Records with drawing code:
★ ★ ★
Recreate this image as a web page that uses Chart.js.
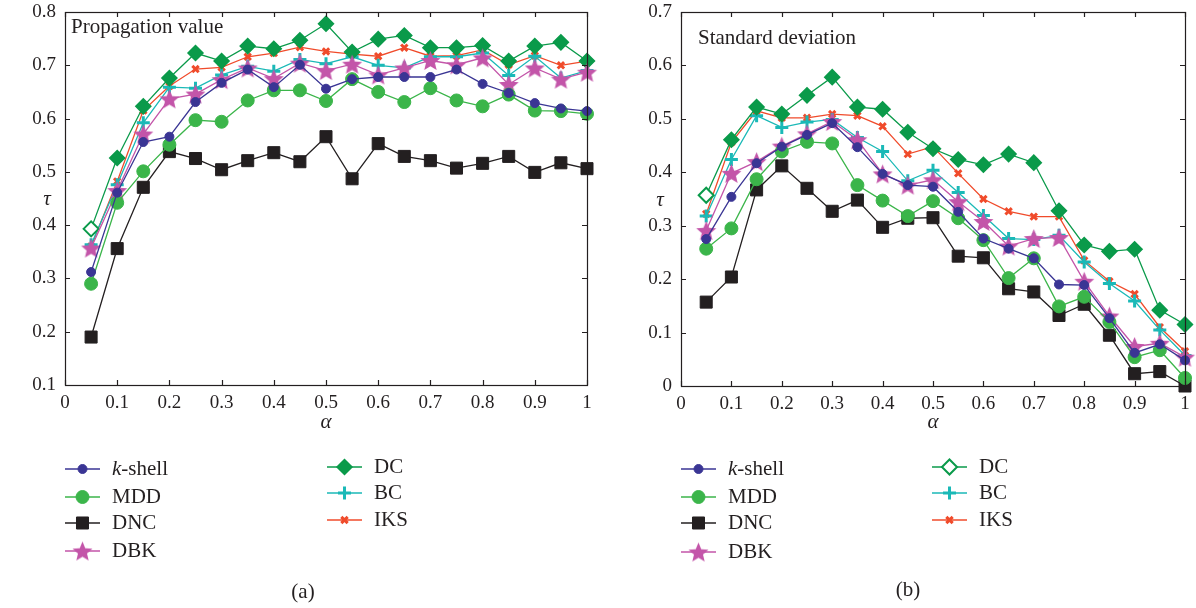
<!DOCTYPE html>
<html>
<head>
<meta charset="utf-8">
<script src="https://cdn.jsdelivr.net/npm/chart.js@4.4.0/dist/chart.umd.min.js"></script>
<style>
  html, body { margin: 0; padding: 0; background: #fff; }
  .box { position: absolute; top: 0; width: 598px; height: 608px; }
</style>
</head>
<body>
<div class="box" style="left:0"><canvas id="chartA"></canvas></div>
<div class="box" style="left:598px"><canvas id="chartB"></canvas></div>
<script>
// x values (alpha)
const alpha = [0.05, 0.1, 0.15, 0.2, 0.25, 0.3, 0.35, 0.4, 0.45, 0.5,
               0.55, 0.6, 0.65, 0.7, 0.75, 0.8, 0.85, 0.9, 0.95, 1.0];
const seriesNames = ['k-shell', 'MDD', 'DNC', 'DBK', 'DC', 'BC', 'IKS'];

// (a) propagation value
const propKshell = [0.312, 0.461, 0.556, 0.566, 0.631, 0.667, 0.692, 0.659, 0.701, 0.656, 0.674, 0.678, 0.678, 0.678, 0.692, 0.665, 0.648, 0.629, 0.619, 0.614];
const propMDD    = [0.290, 0.442, 0.501, 0.551, 0.597, 0.594, 0.634, 0.653, 0.653, 0.633, 0.674, 0.650, 0.631, 0.657, 0.634, 0.623, 0.645, 0.615, 0.614, 0.609];
const propDNC    = [0.190, 0.356, 0.471, 0.538, 0.525, 0.504, 0.521, 0.536, 0.519, 0.566, 0.487, 0.553, 0.529, 0.521, 0.507, 0.516, 0.529, 0.499, 0.517, 0.506];
const propDBK    = [0.357, 0.465, 0.571, 0.637, 0.646, 0.673, 0.695, 0.675, 0.704, 0.690, 0.702, 0.682, 0.695, 0.709, 0.701, 0.714, 0.664, 0.695, 0.674, 0.687];
const propDC     = [0.393, 0.526, 0.623, 0.676, 0.723, 0.708, 0.736, 0.731, 0.747, 0.778, 0.725, 0.749, 0.756, 0.733, 0.733, 0.737, 0.708, 0.736, 0.743, 0.708];
const propBC     = [0.363, 0.476, 0.592, 0.659, 0.657, 0.682, 0.698, 0.689, 0.711, 0.703, 0.716, 0.700, 0.695, 0.716, 0.716, 0.723, 0.681, 0.717, 0.676, 0.690];
const propIKS    = [0.360, 0.482, 0.615, 0.661, 0.693, 0.696, 0.716, 0.723, 0.734, 0.726, 0.721, 0.717, 0.733, 0.717, 0.718, 0.729, 0.701, 0.718, 0.700, 0.708];

// (b) standard deviation
const stdKshell = [0.275, 0.354, 0.417, 0.448, 0.470, 0.492, 0.447, 0.397, 0.376, 0.373, 0.326, 0.276, 0.257, 0.239, 0.190, 0.189, 0.127, 0.062, 0.078, 0.048];
const stdMDD    = [0.257, 0.295, 0.387, 0.439, 0.457, 0.454, 0.376, 0.347, 0.318, 0.346, 0.314, 0.273, 0.202, 0.239, 0.149, 0.167, 0.120, 0.054, 0.067, 0.015];
const stdDNC    = [0.157, 0.204, 0.367, 0.412, 0.370, 0.327, 0.348, 0.297, 0.314, 0.315, 0.243, 0.240, 0.182, 0.176, 0.132, 0.153, 0.095, 0.023, 0.027, 0.000];
const stdDBK    = [0.291, 0.398, 0.420, 0.449, 0.472, 0.495, 0.461, 0.397, 0.376, 0.386, 0.345, 0.308, 0.262, 0.276, 0.278, 0.196, 0.131, 0.074, 0.080, 0.054];
const stdDC     = [0.357, 0.461, 0.522, 0.509, 0.544, 0.578, 0.522, 0.518, 0.475, 0.444, 0.424, 0.414, 0.434, 0.418, 0.328, 0.264, 0.252, 0.256, 0.142, 0.115];
const stdBC     = [0.318, 0.424, 0.506, 0.484, 0.494, 0.499, 0.465, 0.439, 0.384, 0.404, 0.362, 0.319, 0.276, 0.274, 0.282, 0.232, 0.192, 0.159, 0.105, 0.057];
const stdIKS    = [0.322, 0.456, 0.515, 0.502, 0.502, 0.509, 0.506, 0.486, 0.434, 0.448, 0.398, 0.350, 0.327, 0.317, 0.317, 0.235, 0.196, 0.172, 0.110, 0.065];

const INK = '#231f20';
const SERIF = '"Liberation Serif", "DejaVu Serif", serif';

// filled five-point star used for DBK
function makeStar(color, r) {
    const s = Math.ceil(r * 2 + 2);
    const c = document.createElement('canvas');
    c.width = s; c.height = s;
    const g = c.getContext('2d');
    g.beginPath();
    for (let i = 0; i < 10; i++) {
        const rr = i % 2 ? r * 0.45 : r;
        const a = -Math.PI / 2 + i * Math.PI / 5;
        g.lineTo(s / 2 + rr * Math.cos(a), s / 2 + 1 + rr * Math.sin(a));
    }
    g.closePath();
    g.fillStyle = color;
    g.fill();
    return c;
}

const styles = [
    { color: '#3a3594', point: 'circle', radius: 4.5, bw: 1 },
    { color: '#3bb54a', point: 'circle', radius: 6.5, bw: 1 },
    { color: INK, point: 'rect', radius: 8.5, bw: 1 },
    { color: '#c355a9', point: makeStar('#c355a9', 10.5), radius: 10, bw: 1 },
    { color: '#0a9a4a', point: 'rectRot', radius: 7.5, bw: 1.5 },
    { color: '#1ab9b7', point: 'cross', radius: 6.5, bw: 3 },
    { color: '#f04b2b', point: 'crossRot', radius: 4.5, bw: 3 }
];

function buildDatasets(list) {
    return list.map((vals, i) => {
        const st = styles[i];
        const bg = vals.map((v, j) => (i === 4 && j === 0) ? '#ffffff' : st.color);
        return {
            label: seriesNames[i],
            data: vals.map((v, j) => ({ x: alpha[j], y: v })),
            borderColor: st.color,
            backgroundColor: st.color,
            borderWidth: 1.3,
            pointStyle: st.point,
            pointRadius: st.radius,
            pointBackgroundColor: bg,
            pointBorderColor: st.color,
            pointBorderWidth: i === 4 ? vals.map((v, j) => j === 0 ? 2 : 1.5) : st.bw,
            tension: 0,
            clip: false
        };
    });
}

// frame, inward ticks, labels, legend, caption
const decor = {
    id: 'decor',
    afterDraw(chart, args, o) {
        const ctx = chart.ctx;
        const a = chart.chartArea;
        const xs = chart.scales.x, ys = chart.scales.y;
        ctx.save();
        ctx.strokeStyle = INK;
        ctx.lineWidth = 1.2;
        ctx.strokeRect(Math.round(a.left) + 0.5, Math.round(a.top) + 0.5,
                       Math.round(a.right - a.left), Math.round(a.bottom - a.top));
        ctx.beginPath();
        xs.ticks.forEach(t => {
            const px = Math.round(xs.getPixelForValue(t.value)) + 0.5;
            ctx.moveTo(px, a.bottom); ctx.lineTo(px, a.bottom - 5);
            ctx.moveTo(px, a.top); ctx.lineTo(px, a.top + 5);
        });
        ys.ticks.forEach(t => {
            const py = Math.round(ys.getPixelForValue(t.value)) + 0.5;
            ctx.moveTo(a.left, py); ctx.lineTo(a.left + 5, py);
            ctx.moveTo(a.right, py); ctx.lineTo(a.right - 5, py);
        });
        ctx.stroke();

        ctx.fillStyle = INK;
        ctx.textBaseline = 'middle';
        ctx.textAlign = 'left';
        ctx.font = '21px ' + SERIF;
        ctx.fillText(o.title, o.titleX, o.titleY);

        ctx.textAlign = 'center';
        ctx.font = 'italic 21px ' + SERIF;
        ctx.fillText('τ', o.tauX, (a.top + a.bottom) / 2 + 1);
        ctx.fillText('α', (a.left + a.right) / 2, o.alphaY);

        ctx.font = '21px ' + SERIF;
        ctx.fillText(o.caption, o.captionX, o.captionY);

        // legend
        chart.data.datasets.forEach((ds, i) => {
            const col = i < 4 ? 0 : 1;
            const row = i < 4 ? i : i - 4;
            const x0 = o.legendX[col];
            const y = o.legendRows[col][row];
            const st = styles[i];
            ctx.strokeStyle = st.color;
            ctx.lineWidth = 1.5;
            ctx.beginPath();
            ctx.moveTo(x0, y); ctx.lineTo(x0 + 35, y);
            ctx.stroke();
            const hollow = (i === 4 && o.hollowDC);
            ctx.fillStyle = hollow ? '#ffffff' : st.color;
            ctx.strokeStyle = st.color;
            ctx.lineWidth = hollow ? 2 : st.bw;
            Chart.helpers.drawPoint(ctx, {
                pointStyle: st.point, radius: st.radius, borderWidth: ctx.lineWidth, rotation: 0
            }, x0 + 17.5, y);
            ctx.fillStyle = INK;
            ctx.textAlign = 'left';
            const tx = x0 + 47;
            if (ds.label === 'k-shell') {
                ctx.font = 'italic 21px ' + SERIF;
                ctx.fillText('k', tx, y);
                const w = ctx.measureText('k').width;
                ctx.font = '21px ' + SERIF;
                ctx.fillText('-shell', tx + w, y);
            } else {
                ctx.font = '21px ' + SERIF;
                ctx.fillText(ds.label, tx, y);
            }
        });
        ctx.restore();
    }
};

function noPad(s) {
    s.paddingTop = 0; s.paddingBottom = 0; s.paddingLeft = 0; s.paddingRight = 0;
}

function makeChart(id, list, yMin, yMax, yWidth, pad, deco) {
    return new Chart(document.getElementById(id), {
        type: 'line',
        data: { datasets: buildDatasets(list) },
        options: {
            responsive: true,
            maintainAspectRatio: false,
            animation: false,
            layout: { padding: pad },
            plugins: { legend: { display: false }, tooltip: { enabled: false }, decor: deco },
            scales: {
                x: {
                    type: 'linear', min: 0, max: 1,
                    grid: { display: false, drawTicks: false },
                    border: { display: false },
                    ticks: {
                        stepSize: 0.1, padding: 7, color: INK, maxRotation: 0,
                        font: { family: SERIF, size: 19 },
                        callback: v => String(Math.round(v * 10) / 10)
                    },
                    afterFit: s => { s.height = 30; noPad(s); }
                },
                y: {
                    min: yMin, max: yMax,
                    grid: { display: false, drawTicks: false },
                    border: { display: false },
                    ticks: {
                        stepSize: 0.1, padding: 9, color: INK,
                        font: { family: SERIF, size: 19 },
                        callback: v => String(Math.round(v * 10) / 10)
                    },
                    afterFit: s => { s.width = yWidth; noPad(s); }
                }
            }
        },
        plugins: [decor]
    });
}

makeChart('chartA', [propKshell, propMDD, propDNC, propDBK, propDC, propBC, propIKS],
    0.1, 0.8, 65, { left: 0, right: 7, top: 12, bottom: 193 }, {
        title: 'Propagation value', titleX: 71, titleY: 27,
        tauX: 47, alphaY: 422, caption: '(a)', captionX: 303, captionY: 592,
        legendX: [65, 327], legendRows: [[469, 497, 523, 551], [467, 493, 520]],
        hollowDC: false
    });

makeChart('chartB', [stdKshell, stdMDD, stdDNC, stdDBK, stdDC, stdBC, stdIKS],
    0, 0.7, 83, { left: 0, right: 10, top: 12, bottom: 192 }, {
        title: 'Standard deviation', titleX: 100, titleY: 38,
        tauX: 62, alphaY: 422, caption: '(b)', captionX: 310, captionY: 590,
        legendX: [83, 334], legendRows: [[469, 497, 523, 552], [467, 493, 520]],
        hollowDC: true
    });
</script>
</body>
</html>
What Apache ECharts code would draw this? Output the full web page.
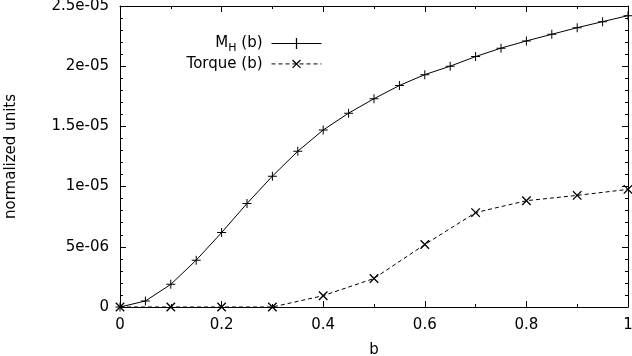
★ ★ ★
### Work required
For the data above, state only how many lines include the word "page".

### Expected answer
2